When I get to the base of the cliff, I lean my bike against an aspen. My legs burn as I take the first few steps up the steep, dry path. Powdery red dirt covers my heavy boots.
By the time I reach the top, sun is coming down in rays so thick you could grab them by the fistful. They filter through naked branches, scattering shadows across the plateaus.
Cameron sits on the edge, feet dangling into the abyss. He does not look any particular way. His back is stiff, unnaturally so, and he stares into the unknown space below, the hood of his winter jacket folded over his forehead. It drowns him.
I imagine, just for a second, how it would feel to be with him.
Cameron would do it differently. It would still hurt. But he wouldn’t say, Hey, you should probably go; my parents will be back soon. He’d be shaky. Nervous. And afterwards, he’d wrap his arms around you and kiss your forehead and you would lie there until you weren’t out of breath anymore. Cameron knows how to watch. Because of this, I imagine he’s much different than Jason from Ohio, or Jimmy Kessler, or even Zap. Cameron would look at you like a painting he doesn’t want to understand: He would study each brushstroke. He would see something embarrassed, something raw and cracked and fragile, and he would trace these things with artist’s hands.
Cameron will never watch me this way. I don’t want that. But it’s funny, to suddenly be able to picture this, knowing someone so minimally. It’s tangible.
“Hey,” I say.
Cameron is barely visible behind the curtain of his hood. One hand is clenched inside a pocket.

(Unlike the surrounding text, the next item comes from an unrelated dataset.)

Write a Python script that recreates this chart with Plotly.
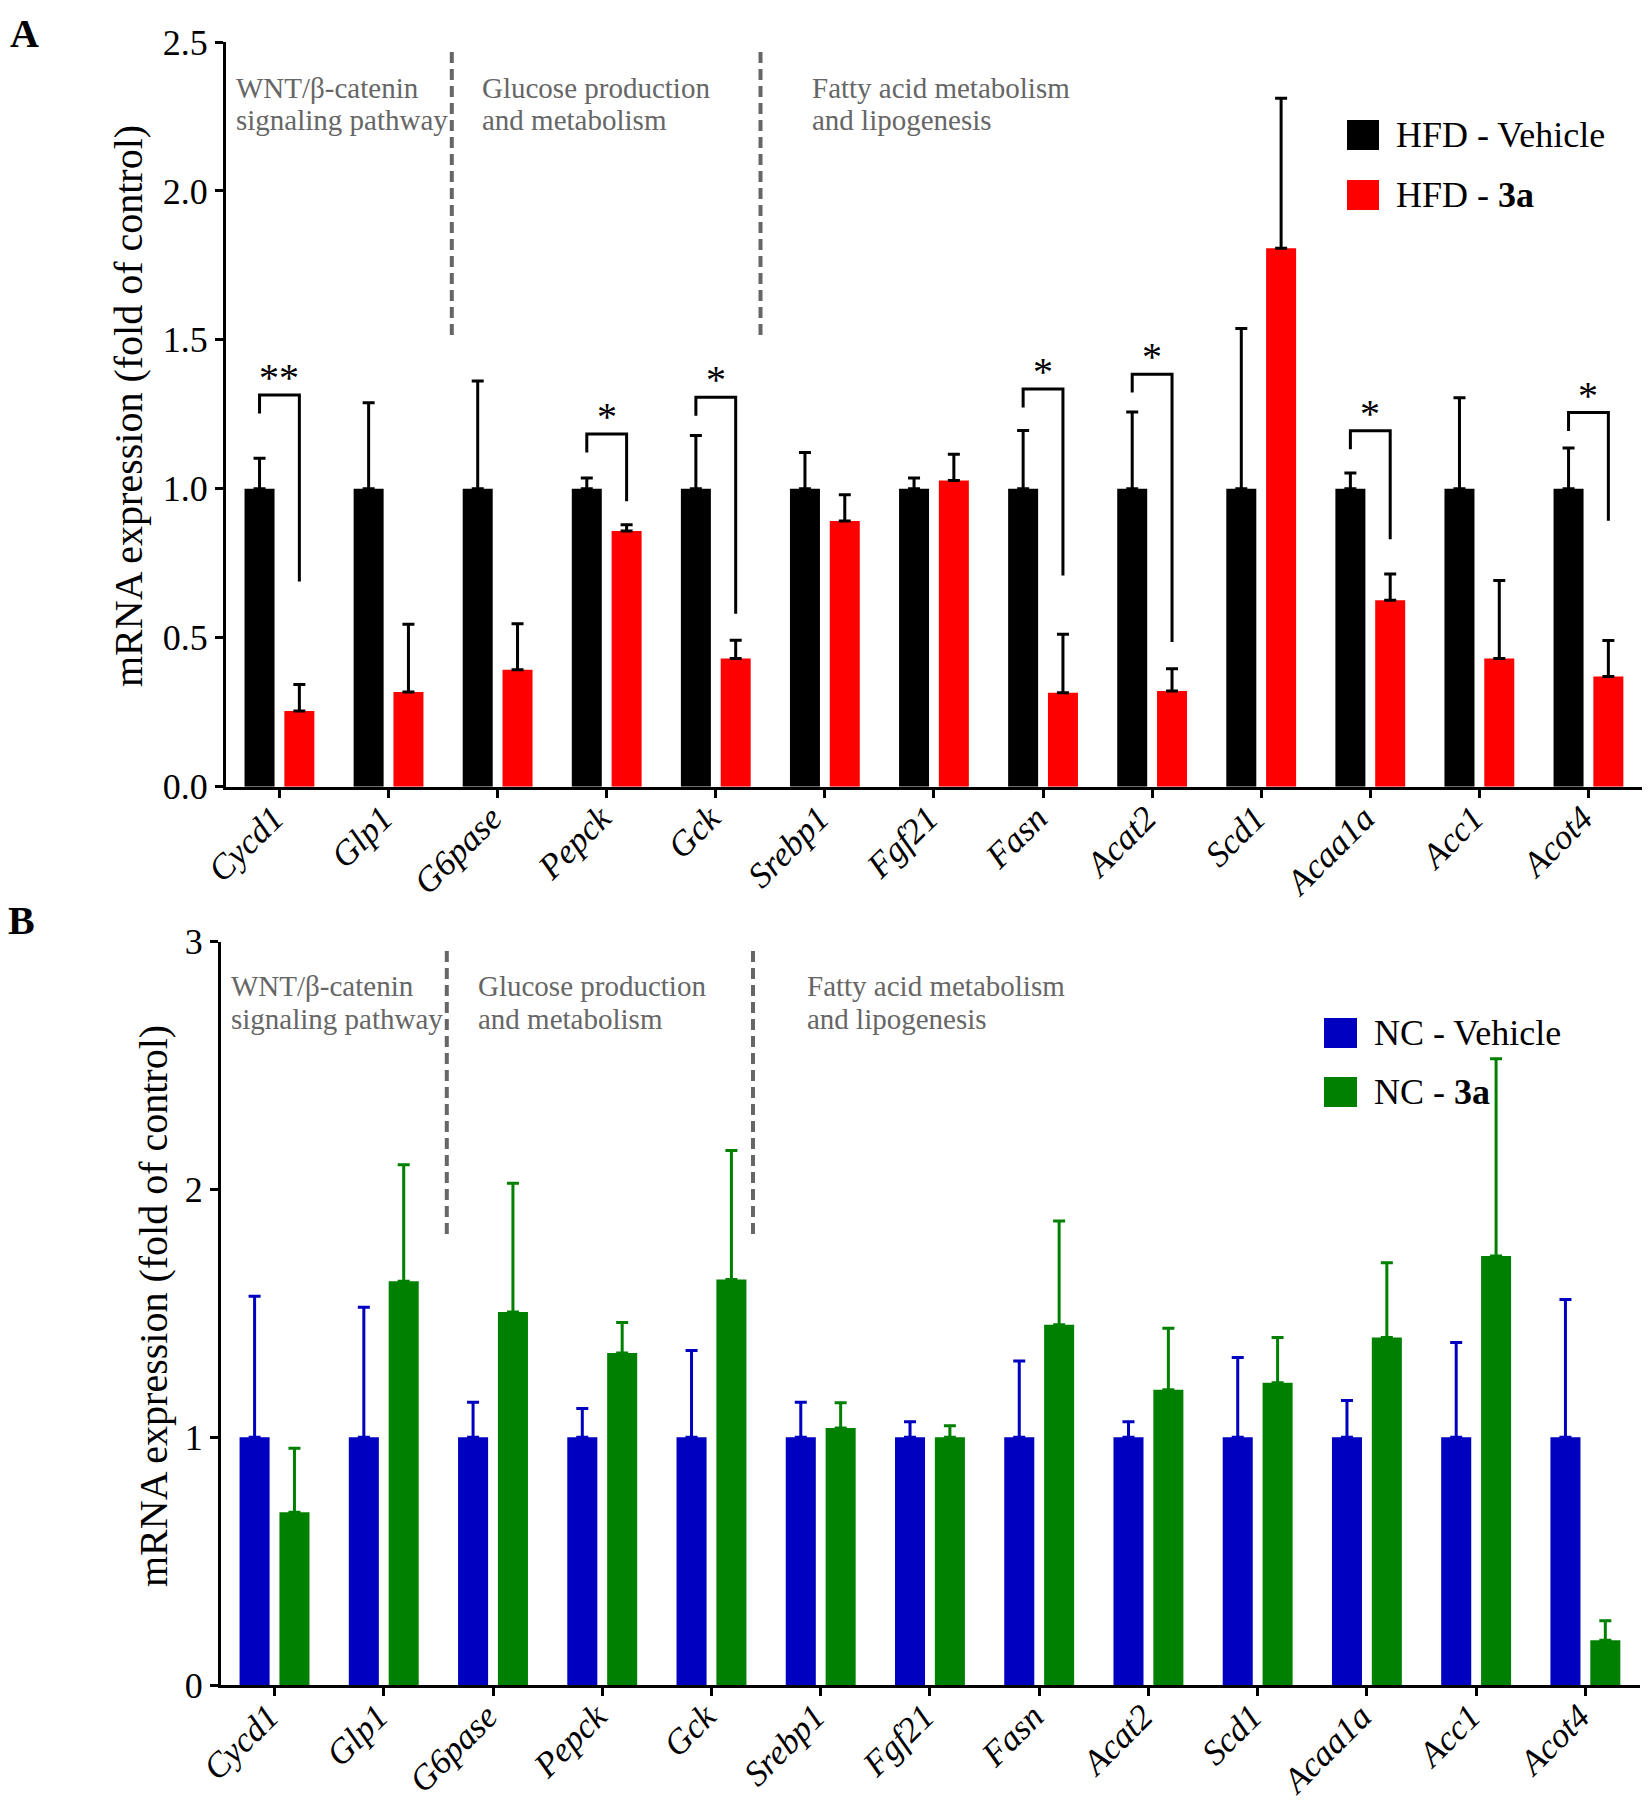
import plotly.graph_objects as go

# ---------------- data ----------------
genes = ["Cycd1", "Glp1", "G6pase", "Pepck", "Gck", "Srebp1", "Fgf21",
         "Fasn", "Acat2", "Scd1", "Acaa1a", "Acc1", "Acot4"]

# Panel A (HFD)
hfd_vehicle = [1.0, 1.0, 1.0, 1.0, 1.0, 1.0, 1.0, 1.0, 1.0, 1.0, 1.0, 1.0, 1.0]
hfd_vehicle_err = [0.103, 0.289, 0.362, 0.036, 0.179, 0.122, 0.036, 0.196, 0.258, 0.538, 0.053, 0.306, 0.137]
hfd_3a = [0.254, 0.318, 0.393, 0.858, 0.430, 0.892, 1.028, 0.315, 0.321, 1.808, 0.626, 0.430, 0.370]
hfd_3a_err = [0.089, 0.227, 0.154, 0.021, 0.062, 0.088, 0.088, 0.197, 0.075, 0.503, 0.088, 0.262, 0.121]

# significance brackets in panel A: gene, bracket top, right-leg bottom, label
sig_genes = ["Cycd1", "Pepck", "Gck", "Fasn", "Acat2", "Acaa1a", "Acot4"]
sig_top = [1.315, 1.184, 1.307, 1.335, 1.385, 1.195, 1.256]
sig_right_bottom = [0.689, 0.958, 0.581, 0.709, 0.486, 0.831, 0.893]
sig_label = ["**", "*", "*", "*", "*", "*", "*"]

# Panel B (NC)
nc_vehicle = [1.0, 1.0, 1.0, 1.0, 1.0, 1.0, 1.0, 1.0, 1.0, 1.0, 1.0, 1.0, 1.0]
nc_vehicle_err = [0.569, 0.525, 0.141, 0.116, 0.350, 0.141, 0.062, 0.308, 0.062, 0.322, 0.148, 0.382, 0.556]
nc_3a = [0.697, 1.630, 1.505, 1.340, 1.637, 1.037, 1.000, 1.454, 1.192, 1.220, 1.403, 1.731, 0.181]
nc_3a_err = [0.259, 0.470, 0.520, 0.123, 0.520, 0.102, 0.046, 0.419, 0.248, 0.183, 0.301, 0.797, 0.078]

group_lines = [("WNT/β-catenin", "signaling pathway"),
               ("Glucose production", "and metabolism"),
               ("Fatty acid metabolism", "and lipogenesis")]
group_x = [-0.415, 1.84, 4.86]
divider_x_A = [1.58, 4.41]
divider_x_B = [1.577, 4.38]

y_ticks_A = [0.0, 0.5, 1.0, 1.5, 2.0, 2.5]
y_ticks_B = [0, 1, 2, 3]

# ---------------- styling ----------------
PAGE_OFF = 8                     # default body margin of the html page
W, H = 1650 - PAGE_OFF, 1800 - PAGE_OFF
SERIF = "Liberation Serif"
BAR_W = 0.275
OFF1, OFF2 = -0.32, 0.045
C1 = OFF1 + BAR_W / 2
C2 = OFF2 + BAR_W / 2
GRAY = "#666666"

def px_x(p):
    return (p - PAGE_OFF) / W

def px_y(p):
    return 1 - (p - PAGE_OFF) / H

xidx = list(range(len(genes)))

fig = go.Figure()

def add_bars(vals, errs, color, errcolor, offset, xa, ya, name):
    fig.add_trace(go.Bar(
        x=xidx, y=vals, width=BAR_W, offset=offset, name=name,
        marker=dict(color=color, line=dict(width=0)),
        error_y=dict(type="data", symmetric=False, array=errs,
                     arrayminus=[0] * len(errs), color=errcolor,
                     thickness=3, width=6),
        xaxis=xa, yaxis=ya, showlegend=False))

add_bars(hfd_vehicle, hfd_vehicle_err, "#000000", "#000000", OFF1, "x", "y", "HFD - Vehicle")
add_bars(hfd_3a, hfd_3a_err, "#FF0000", "#000000", OFF2, "x", "y", "HFD - 3a")
add_bars(nc_vehicle, nc_vehicle_err, "#0000C0", "#0000C0", OFF1, "x2", "y2", "NC - Vehicle")
add_bars(nc_3a, nc_3a_err, "#008000", "#008000", OFF2, "x2", "y2", "NC - 3a")

shapes = []
annotations = []

# significance brackets
for g, top, rb, lab in zip(sig_genes, sig_top, sig_right_bottom, sig_label):
    i = genes.index(g)
    xl, xr = i + C1, i + C2
    shapes.append(dict(type="path", xref="x", yref="y",
                       path=f"M {xl},{top - 0.062} L {xl},{top} L {xr},{top} L {xr},{rb}",
                       line=dict(color="black", width=3)))
    annotations.append(dict(x=i, y=top, xref="x", yref="y", text=lab,
                            showarrow=False, xanchor="center", yanchor="bottom", yshift=-7,
                            font=dict(family=SERIF, size=40, color="black")))

# dashed dividers
for xv in divider_x_A:
    shapes.append(dict(type="line", xref="x", yref="y", x0=xv, x1=xv, y0=1.516, y1=2.48,
                       line=dict(color=GRAY, width=4, dash="11px,6px")))
for xv in divider_x_B:
    shapes.append(dict(type="line", xref="x2", yref="y2", x0=xv, x1=xv, y0=1.82, y1=2.98,
                       line=dict(color=GRAY, width=4, dash="11px,6px")))

# group labels
for (l1, l2), gx in zip(group_lines, group_x):
    for txt, yp in ((l1, 88), (l2, 120)):
        annotations.append(dict(x=gx, xref="x", y=px_y(yp), yref="paper", text=txt,
                                showarrow=False, xanchor="left", yanchor="middle",
                                font=dict(family=SERIF, size=29, color=GRAY)))
    for txt, yp in ((l1, 986), (l2, 1019)):
        annotations.append(dict(x=gx, xref="x2", y=px_y(yp), yref="paper", text=txt,
                                showarrow=False, xanchor="left", yanchor="middle",
                                font=dict(family=SERIF, size=29, color=GRAY)))

# legends (drawn manually for large swatches)
legend_items = [
    ("#000000", "HFD - Vehicle", 1347, 1379, 120, 150),
    ("#FF0000", "HFD - <b>3a</b>", 1347, 1379, 180, 210),
    ("#0000C0", "NC - Vehicle", 1324, 1357, 1018, 1048),
    ("#008000", "NC - <b>3a</b>", 1324, 1357, 1077, 1107),
]
for col, txt, x0, x1, y0, y1 in legend_items:
    shapes.append(dict(type="rect", xref="paper", yref="paper",
                       x0=px_x(x0), x1=px_x(x1), y0=px_y(y1), y1=px_y(y0),
                       fillcolor=col, line=dict(width=0)))
    annotations.append(dict(x=px_x(x1 + 15), y=px_y((y0 + y1) / 2), xref="paper", yref="paper",
                            text=txt, showarrow=False, xanchor="left", yanchor="middle",
                            font=dict(family=SERIF, size=36, color="black")))

# y-axis titles
for xp, yp in ((128, 406), (153, 1306)):
    annotations.append(dict(x=px_x(xp), y=px_y(yp), xref="paper", yref="paper",
                            text="mRNA expression (fold of control)", textangle=-90,
                            showarrow=False, xanchor="center", yanchor="middle",
                            font=dict(family=SERIF, size=40, color="black")))

# panel letters
annotations.append(dict(x=px_x(8), y=px_y(9), xref="paper", yref="paper",
                        text="<b>A</b>", showarrow=False, xanchor="left", yanchor="top",
                        font=dict(family=SERIF, size=40, color="black")))
annotations.append(dict(x=px_x(6), y=px_y(921), xref="paper", yref="paper",
                        text="<b>B</b>", showarrow=False, xanchor="left", yanchor="middle",
                        font=dict(family=SERIF, size=40, color="black")))

axis_common = dict(showline=True, linecolor="black", linewidth=3, ticks="outside",
                   ticklen=8, tickwidth=3, tickcolor="black", showgrid=False, zeroline=False,
                   automargin=False)

xaxis_common = dict(axis_common, range=[-0.49, 12.5], tickmode="array", tickvals=xidx,
                    ticktext=genes, tickangle=-45, ticklabelstandoff=-14, ticklabelshift=-6,
                    tickfont=dict(family=SERIF, size=35, color="black", style="italic"))

fig.update_layout(
    template="none",
    width=W, height=H, margin=dict(l=0, r=0, t=0, b=0, pad=0, autoexpand=False),
    paper_bgcolor="white", plot_bgcolor="white", barmode="overlay",
    xaxis=dict(xaxis_common, domain=[px_x(226), px_x(1643)], anchor="y"),
    yaxis=dict(axis_common, domain=[px_y(786.7), px_y(42)], range=[0, 2.5], anchor="x",
               tickmode="array", tickvals=y_ticks_A, ticktext=[f"{v:.1f}" for v in y_ticks_A],
               tickfont=dict(family=SERIF, size=36, color="black")),
    xaxis2=dict(xaxis_common, domain=[px_x(221), px_x(1640)], anchor="y2"),
    yaxis2=dict(axis_common, domain=[px_y(1685), px_y(941.7)], range=[0, 3], anchor="x2",
                tickmode="array", tickvals=y_ticks_B, ticktext=[str(v) for v in y_ticks_B],
                tickfont=dict(family=SERIF, size=36, color="black")),
    shapes=shapes, annotations=annotations, showlegend=False,
)

fig.write_html("out.html")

I ease down next to him, swinging my feet in time with his. My boots hit the underside of the cliff, and a few pebbles chase one another over the edge.
“Hey,” he answers.
“I saw you that night,” I say. “Before and after. I saw you come back without her.”
“Please go,” he says.
“You followed her to the park. You staggered back. You looked drunk. You threw up in the bushes in front of the Hansens’ house. Remember?”
He’s crying now. Tears fall fast, but he doesn’t move otherwise, not a muscle.
“Want to know something?” I say.
“Sure.”
“I wanted her dead.”
“That’s a pretty terrible thing to say.”
“I know. So I didn’t tell anyone what I saw.”
“You don’t owe me anything,” Cameron says.
“Not you,” I say. “Her. I came here for her. Anyway, we’re not all that different, you and me. Wanna know something else?”
“Sure.”
“You can only see fifty-nine percent of the moon from the earth’s surface. No matter where you go, in the entire world, you’ll only ever see the same face. That fifty-nine percent.”
“Why are you telling me this?”
“I’m just saying. We know this fact, but it doesn’t stop us from staring.”
The night I got home from that grisly scene at Zap’s house—I don’t want to—I stood in front of my own bathroom mirror. Studied myself, in my ripped-up concert T-shirt, with jeans that cut too tight across my bulging hips and skin that puffed out like the head of a cupcake. It was a searing hatred. A whole and incapacitating contempt for the very cells that made me up, for the way those cells replicated without my permission, how bones grew without my knowledge and skin acquiesced, folding over them in this intolerable manner.
I took a safety pin from Ma’s sewing kit in the linen closet. I lifted my shirt and poked my ribs 815 times, not hard enough to draw blood but enough to leave a connect-the-dots across each flabby rib, a poem in braille I would never learn how to read.
This can’t be it, I thought. This can’t be love.
This rotten love was stuck to my skin, humid, dewy. That night in the bathroom, I could not fathom the possibility of peeling it off, allowing new, pink skin to breathe. So for years I wore it like a cloak, this decaying love. An excuse.
Now, on the cliff, I find there are no excuses to be made.